Countess Olenska, the nonconformist in Wharton’s
Age of Innocence
, set in the sisters’ era, mocked the “blind conformity… It seems stupid to have discovered America only to make it into a copy of another country… Do you suppose Christopher Columbus would have taken all that trouble just to go to the Opera with the Selfridge Merrys?”

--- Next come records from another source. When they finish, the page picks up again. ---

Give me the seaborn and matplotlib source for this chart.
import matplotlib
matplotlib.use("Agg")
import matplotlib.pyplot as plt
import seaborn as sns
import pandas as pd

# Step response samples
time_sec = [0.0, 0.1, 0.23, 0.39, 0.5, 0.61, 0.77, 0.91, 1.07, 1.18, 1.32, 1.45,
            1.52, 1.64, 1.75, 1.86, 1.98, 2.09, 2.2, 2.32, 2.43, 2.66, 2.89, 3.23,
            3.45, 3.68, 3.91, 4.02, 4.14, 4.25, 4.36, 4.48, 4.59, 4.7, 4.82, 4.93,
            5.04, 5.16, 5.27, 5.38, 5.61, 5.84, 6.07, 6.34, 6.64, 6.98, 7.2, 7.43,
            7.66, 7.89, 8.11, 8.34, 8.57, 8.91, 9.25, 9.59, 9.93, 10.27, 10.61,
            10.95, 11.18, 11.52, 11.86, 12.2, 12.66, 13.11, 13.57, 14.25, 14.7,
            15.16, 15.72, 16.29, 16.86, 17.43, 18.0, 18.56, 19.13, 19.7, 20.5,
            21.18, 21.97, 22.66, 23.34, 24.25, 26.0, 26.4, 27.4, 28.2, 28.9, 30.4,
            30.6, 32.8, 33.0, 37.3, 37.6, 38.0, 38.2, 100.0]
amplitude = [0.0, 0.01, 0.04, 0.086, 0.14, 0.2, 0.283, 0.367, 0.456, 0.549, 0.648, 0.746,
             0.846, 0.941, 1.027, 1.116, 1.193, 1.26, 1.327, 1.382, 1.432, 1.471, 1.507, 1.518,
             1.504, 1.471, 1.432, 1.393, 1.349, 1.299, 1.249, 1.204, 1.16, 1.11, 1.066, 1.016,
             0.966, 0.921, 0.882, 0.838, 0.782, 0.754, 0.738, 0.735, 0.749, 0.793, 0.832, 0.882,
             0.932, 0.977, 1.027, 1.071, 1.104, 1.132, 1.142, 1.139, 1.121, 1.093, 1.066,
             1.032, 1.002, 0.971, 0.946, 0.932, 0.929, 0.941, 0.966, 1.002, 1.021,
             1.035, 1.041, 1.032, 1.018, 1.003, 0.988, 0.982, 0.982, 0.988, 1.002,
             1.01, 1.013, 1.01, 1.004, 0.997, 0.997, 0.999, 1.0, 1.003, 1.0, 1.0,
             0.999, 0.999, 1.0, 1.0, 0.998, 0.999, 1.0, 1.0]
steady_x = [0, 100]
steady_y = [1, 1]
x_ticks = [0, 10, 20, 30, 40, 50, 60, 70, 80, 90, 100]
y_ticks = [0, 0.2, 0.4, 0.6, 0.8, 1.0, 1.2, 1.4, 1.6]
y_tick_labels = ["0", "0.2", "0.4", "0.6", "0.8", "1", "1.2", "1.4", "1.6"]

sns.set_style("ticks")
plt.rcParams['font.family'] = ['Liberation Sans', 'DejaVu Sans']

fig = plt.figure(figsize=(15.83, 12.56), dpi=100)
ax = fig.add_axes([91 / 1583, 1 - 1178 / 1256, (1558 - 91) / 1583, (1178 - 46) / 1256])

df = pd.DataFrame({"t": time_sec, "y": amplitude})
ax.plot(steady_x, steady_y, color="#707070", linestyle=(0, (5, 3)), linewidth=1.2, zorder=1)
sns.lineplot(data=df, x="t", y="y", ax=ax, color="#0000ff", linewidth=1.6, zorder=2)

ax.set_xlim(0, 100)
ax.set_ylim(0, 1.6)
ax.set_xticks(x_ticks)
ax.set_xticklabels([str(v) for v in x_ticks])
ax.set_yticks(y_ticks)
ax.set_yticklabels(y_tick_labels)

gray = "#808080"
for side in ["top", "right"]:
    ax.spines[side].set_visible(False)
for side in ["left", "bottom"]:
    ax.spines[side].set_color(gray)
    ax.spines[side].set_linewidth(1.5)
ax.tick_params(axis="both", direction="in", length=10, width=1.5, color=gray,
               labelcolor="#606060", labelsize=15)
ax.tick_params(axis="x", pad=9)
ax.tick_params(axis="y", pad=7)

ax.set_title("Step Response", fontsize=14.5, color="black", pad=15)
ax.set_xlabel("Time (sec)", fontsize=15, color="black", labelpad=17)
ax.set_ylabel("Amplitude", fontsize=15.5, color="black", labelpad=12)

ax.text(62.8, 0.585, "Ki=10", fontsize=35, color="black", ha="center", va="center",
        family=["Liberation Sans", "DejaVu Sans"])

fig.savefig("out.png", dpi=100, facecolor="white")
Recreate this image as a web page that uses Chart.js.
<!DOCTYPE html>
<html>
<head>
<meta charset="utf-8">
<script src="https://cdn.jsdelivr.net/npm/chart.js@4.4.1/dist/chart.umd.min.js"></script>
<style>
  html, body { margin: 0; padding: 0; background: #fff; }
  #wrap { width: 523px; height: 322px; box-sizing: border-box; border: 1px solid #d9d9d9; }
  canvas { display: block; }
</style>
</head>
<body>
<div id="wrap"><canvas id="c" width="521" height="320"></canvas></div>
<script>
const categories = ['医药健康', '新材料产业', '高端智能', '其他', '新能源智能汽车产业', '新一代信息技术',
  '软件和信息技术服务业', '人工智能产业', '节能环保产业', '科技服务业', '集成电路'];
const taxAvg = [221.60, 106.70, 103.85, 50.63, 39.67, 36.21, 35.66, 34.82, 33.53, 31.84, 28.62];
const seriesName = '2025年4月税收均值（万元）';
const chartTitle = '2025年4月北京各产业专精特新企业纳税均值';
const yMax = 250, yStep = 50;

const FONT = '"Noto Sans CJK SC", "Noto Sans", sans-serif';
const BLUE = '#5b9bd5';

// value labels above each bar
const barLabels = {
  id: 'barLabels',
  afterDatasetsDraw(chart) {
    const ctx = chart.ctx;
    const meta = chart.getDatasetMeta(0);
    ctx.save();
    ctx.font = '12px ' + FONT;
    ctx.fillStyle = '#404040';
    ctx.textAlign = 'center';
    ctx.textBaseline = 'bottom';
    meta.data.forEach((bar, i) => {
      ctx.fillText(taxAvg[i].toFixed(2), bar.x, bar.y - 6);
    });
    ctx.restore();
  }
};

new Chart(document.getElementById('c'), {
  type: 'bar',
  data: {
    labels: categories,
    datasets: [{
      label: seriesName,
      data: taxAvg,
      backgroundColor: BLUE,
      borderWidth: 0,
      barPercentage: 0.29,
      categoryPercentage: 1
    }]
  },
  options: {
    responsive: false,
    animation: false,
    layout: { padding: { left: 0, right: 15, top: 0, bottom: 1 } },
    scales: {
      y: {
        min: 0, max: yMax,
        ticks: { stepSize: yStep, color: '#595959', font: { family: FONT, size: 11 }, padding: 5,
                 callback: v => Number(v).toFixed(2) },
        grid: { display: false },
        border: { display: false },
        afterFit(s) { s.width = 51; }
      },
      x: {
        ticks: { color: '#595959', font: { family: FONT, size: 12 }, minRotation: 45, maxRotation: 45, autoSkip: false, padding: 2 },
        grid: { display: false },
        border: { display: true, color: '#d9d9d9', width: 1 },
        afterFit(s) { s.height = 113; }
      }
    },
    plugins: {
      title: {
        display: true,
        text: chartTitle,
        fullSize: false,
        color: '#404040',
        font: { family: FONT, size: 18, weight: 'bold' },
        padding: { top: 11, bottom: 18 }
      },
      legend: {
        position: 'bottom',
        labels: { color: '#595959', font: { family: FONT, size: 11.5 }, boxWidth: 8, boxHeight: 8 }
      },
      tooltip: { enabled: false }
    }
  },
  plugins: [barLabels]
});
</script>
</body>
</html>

The lowborn sisters spoke often with contempt about the uselessness of idle, rich young women whose only purpose was to make a proper marriage within “the tribe,” as Wharton termed it. Balls, dinners, and parties were all launched by a mother for this sole reason. Few in this set ventured into the suffragist or any other movement. Within the “tribe,” hypocrisy ruled: Wives looked the other way at mistresses and at their husbands’ trips to the fashionable brothels that, disarmingly, resembled their own mansions. Rippling the social waters with public scandal, rather than enduring a philandering or abusive husband, was out of the question. When Wharton’s Countess Olenska plans to divorce, her lover tells her to think of the family and the “vileness” of publicity. “It’s all stupid and narrow and unjust—but one can’t make over society.”

The sisters felt the opposite: that they
could
make over society. They saw chinks in the armor of social decorum and made it their goal to attack this hypocrisy. But in order to change anything, they reasoned, women must be enfranchised. To that end, Victoria and Tennie eyed Washington, planning a suffragist raid on the all-male nation’s capital.